Une clinique rigoureuse doit prendre suffisamment de recul pour saisir en quoi les pratiques et les concepts psychopathologiques qu'elle produit et utilise sont influencés par les discours politiques (à propos de l'immigration, des réfugiés, des « sans-papiers », de la précarité, etc.) et sanitaires (à propos de la manière dont est désormais définie la santé mentale et les critères de normativité qui redéfinissent la souffrance sociale et la souffrance psychique).
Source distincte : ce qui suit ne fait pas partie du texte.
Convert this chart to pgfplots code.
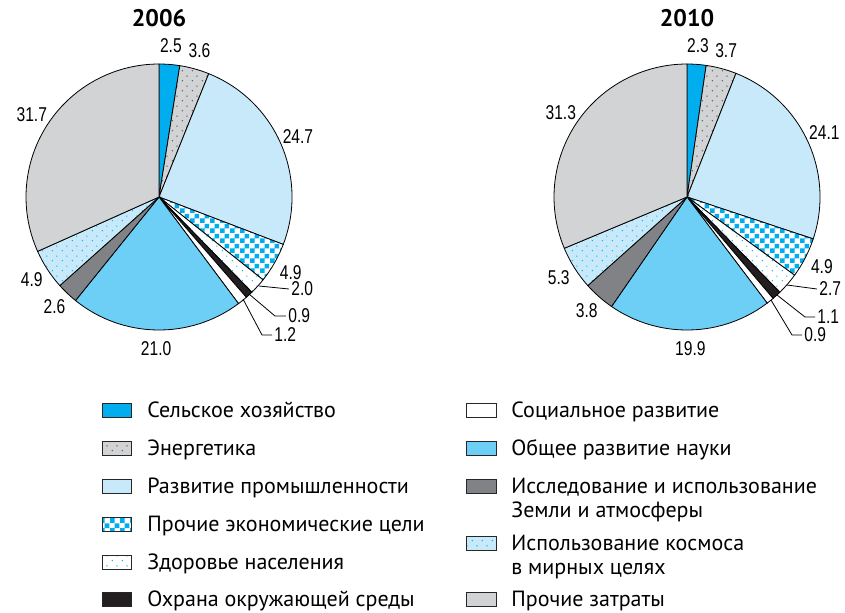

Nous essaierons dans ce numéro de prendre ce nécessaire recul et de décrire les aspects de cette nouvelle clinique de la migration, de l'exil – qui est souvent aussi une clinique de l'exclusion – en tant qu'ils concernent aussi les discours et les attitudes des soignants, des décideurs, des administrations, des fonctionnaires et des institutions qui contribuent à forger les représentations contemporaines de l'étranger et à lui assigner la place qui est la sienne actuellement dans notre société. Cette clinique, c'est aussi celle des relations professionnelles entre les différents acteurs du champ de la migration ou de l'asile et elle fait place à la façon dont ces relations sont actuellement modifiées et rendues complexes et difficiles par les discours dominants contemporains.
Texte de Janine Altounian
Mon propos est de montrer que lorsque les catastrophes de l’histoire entraînent ruptures territoriales et culturelles dans la transmission transgénérationelle, ce sont presque toujours les grand parents, s’ils survivent, qui, porteurs de tendresses meurtries et de cultures englouties, sont, souvent à leur insu, détenteurs également de vérités politiques subversives. Ils deviennent en cela des ancêtres qui, paradoxalement, « libidinalisent » leurs descendants en leur insufflant jeunesse, esprit de rébellion et conscience politique.